◆ Task: Quote every line below exactly and skip any picture.

◆ Available data:
----------------

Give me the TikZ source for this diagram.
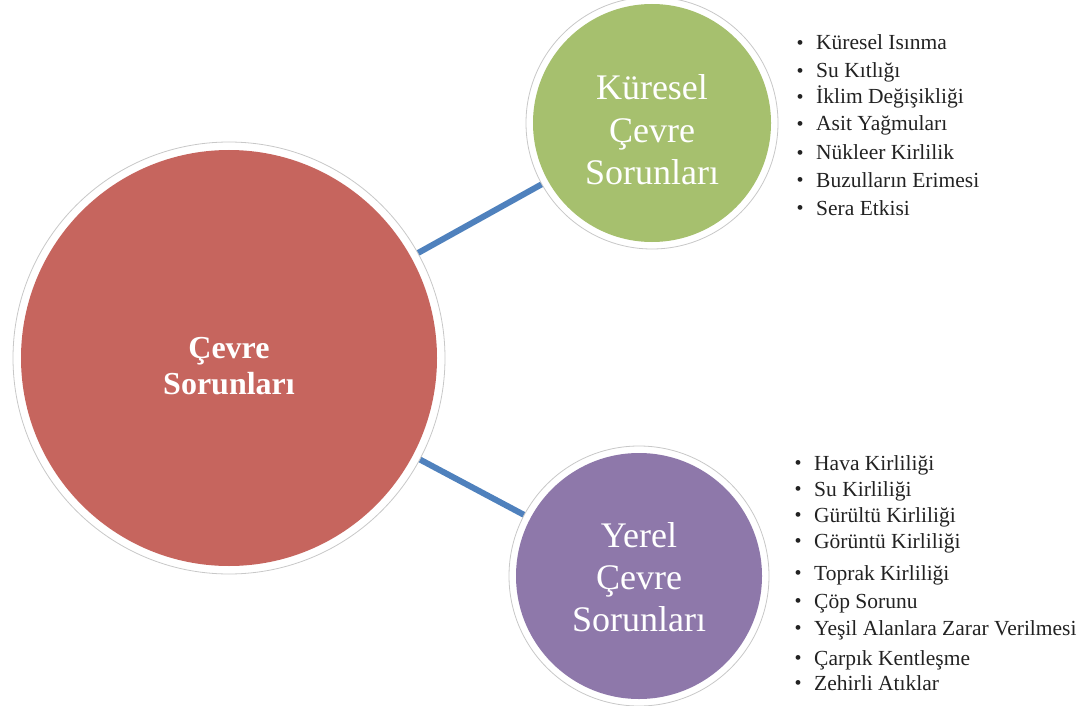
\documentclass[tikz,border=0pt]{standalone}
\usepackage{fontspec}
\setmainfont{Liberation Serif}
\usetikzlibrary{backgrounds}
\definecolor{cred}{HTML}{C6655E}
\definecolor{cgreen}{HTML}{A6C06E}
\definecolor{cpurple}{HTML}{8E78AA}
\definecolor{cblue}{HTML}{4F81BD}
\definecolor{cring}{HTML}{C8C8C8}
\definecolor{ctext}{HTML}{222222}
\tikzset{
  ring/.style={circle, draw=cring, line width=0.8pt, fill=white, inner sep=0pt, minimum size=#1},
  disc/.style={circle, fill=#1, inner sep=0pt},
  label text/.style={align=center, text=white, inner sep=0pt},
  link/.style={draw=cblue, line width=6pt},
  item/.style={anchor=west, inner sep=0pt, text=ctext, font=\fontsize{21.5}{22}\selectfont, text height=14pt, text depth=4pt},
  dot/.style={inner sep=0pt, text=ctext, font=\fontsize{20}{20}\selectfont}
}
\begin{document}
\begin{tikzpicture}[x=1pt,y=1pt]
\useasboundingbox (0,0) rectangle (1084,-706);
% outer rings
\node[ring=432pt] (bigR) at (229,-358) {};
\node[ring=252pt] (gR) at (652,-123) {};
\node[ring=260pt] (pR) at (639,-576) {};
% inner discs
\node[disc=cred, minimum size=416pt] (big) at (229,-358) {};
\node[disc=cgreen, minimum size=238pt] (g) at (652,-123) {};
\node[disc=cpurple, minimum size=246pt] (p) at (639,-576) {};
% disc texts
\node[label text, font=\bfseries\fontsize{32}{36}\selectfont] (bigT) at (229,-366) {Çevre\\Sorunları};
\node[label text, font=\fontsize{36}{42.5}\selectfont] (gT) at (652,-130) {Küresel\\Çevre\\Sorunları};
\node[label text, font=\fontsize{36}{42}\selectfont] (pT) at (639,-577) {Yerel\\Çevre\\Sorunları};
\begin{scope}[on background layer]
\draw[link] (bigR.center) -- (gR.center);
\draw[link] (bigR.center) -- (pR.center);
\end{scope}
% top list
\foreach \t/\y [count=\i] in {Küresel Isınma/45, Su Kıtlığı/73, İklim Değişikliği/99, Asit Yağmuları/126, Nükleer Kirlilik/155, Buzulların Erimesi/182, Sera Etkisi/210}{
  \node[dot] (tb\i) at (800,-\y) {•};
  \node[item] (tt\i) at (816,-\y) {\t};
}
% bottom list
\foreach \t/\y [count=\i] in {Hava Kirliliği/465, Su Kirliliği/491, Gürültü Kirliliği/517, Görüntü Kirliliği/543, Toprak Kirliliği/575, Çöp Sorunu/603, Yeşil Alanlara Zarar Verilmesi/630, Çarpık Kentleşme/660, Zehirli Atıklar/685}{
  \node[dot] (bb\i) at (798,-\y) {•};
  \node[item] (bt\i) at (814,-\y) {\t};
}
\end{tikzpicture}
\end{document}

----------------

◆ Worked solution:
Give me the TikZ source for this diagram.
\documentclass[tikz,border=0pt]{standalone}
\usepackage{fontspec}
\setmainfont{Liberation Serif}
\usetikzlibrary{backgrounds}
\definecolor{cred}{HTML}{C6655E}
\definecolor{cgreen}{HTML}{A6C06E}
\definecolor{cpurple}{HTML}{8E78AA}
\definecolor{cblue}{HTML}{4F81BD}
\definecolor{cring}{HTML}{C8C8C8}
\definecolor{ctext}{HTML}{222222}
\tikzset{
  ring/.style={circle, draw=cring, line width=0.8pt, fill=white, inner sep=0pt, minimum size=#1},
  disc/.style={circle, fill=#1, inner sep=0pt},
  label text/.style={align=center, text=white, inner sep=0pt},
  link/.style={draw=cblue, line width=6pt},
  item/.style={anchor=west, inner sep=0pt, text=ctext, font=\fontsize{21.5}{22}\selectfont, text height=14pt, text depth=4pt},
  dot/.style={inner sep=0pt, text=ctext, font=\fontsize{20}{20}\selectfont}
}
\begin{document}
\begin{tikzpicture}[x=1pt,y=1pt]
\useasboundingbox (0,0) rectangle (1084,-706);
% outer rings
\node[ring=432pt] (bigR) at (229,-358) {};
\node[ring=252pt] (gR) at (652,-123) {};
\node[ring=260pt] (pR) at (639,-576) {};
% inner discs
\node[disc=cred, minimum size=416pt] (big) at (229,-358) {};
\node[disc=cgreen, minimum size=238pt] (g) at (652,-123) {};
\node[disc=cpurple, minimum size=246pt] (p) at (639,-576) {};
% disc texts
\node[label text, font=\bfseries\fontsize{32}{36}\selectfont] (bigT) at (229,-366) {Çevre\\Sorunları};
\node[label text, font=\fontsize{36}{42.5}\selectfont] (gT) at (652,-130) {Küresel\\Çevre\\Sorunları};
\node[label text, font=\fontsize{36}{42}\selectfont] (pT) at (639,-577) {Yerel\\Çevre\\Sorunları};
\begin{scope}[on background layer]
\draw[link] (bigR.center) -- (gR.center);
\draw[link] (bigR.center) -- (pR.center);
\end{scope}
% top list
\foreach \t/\y [count=\i] in {Küresel Isınma/45, Su Kıtlığı/73, İklim Değişikliği/99, Asit Yağmuları/126, Nükleer Kirlilik/155, Buzulların Erimesi/182, Sera Etkisi/210}{
  \node[dot] (tb\i) at (800,-\y) {•};
  \node[item] (tt\i) at (816,-\y) {\t};
}
% bottom list
\foreach \t/\y [count=\i] in {Hava Kirliliği/465, Su Kirliliği/491, Gürültü Kirliliği/517, Görüntü Kirliliği/543, Toprak Kirliliği/575, Çöp Sorunu/603, Yeşil Alanlara Zarar Verilmesi/630, Çarpık Kentleşme/660, Zehirli Atıklar/685}{
  \node[dot] (bb\i) at (798,-\y) {•};
  \node[item] (bt\i) at (814,-\y) {\t};
}
\end{tikzpicture}
\end{document}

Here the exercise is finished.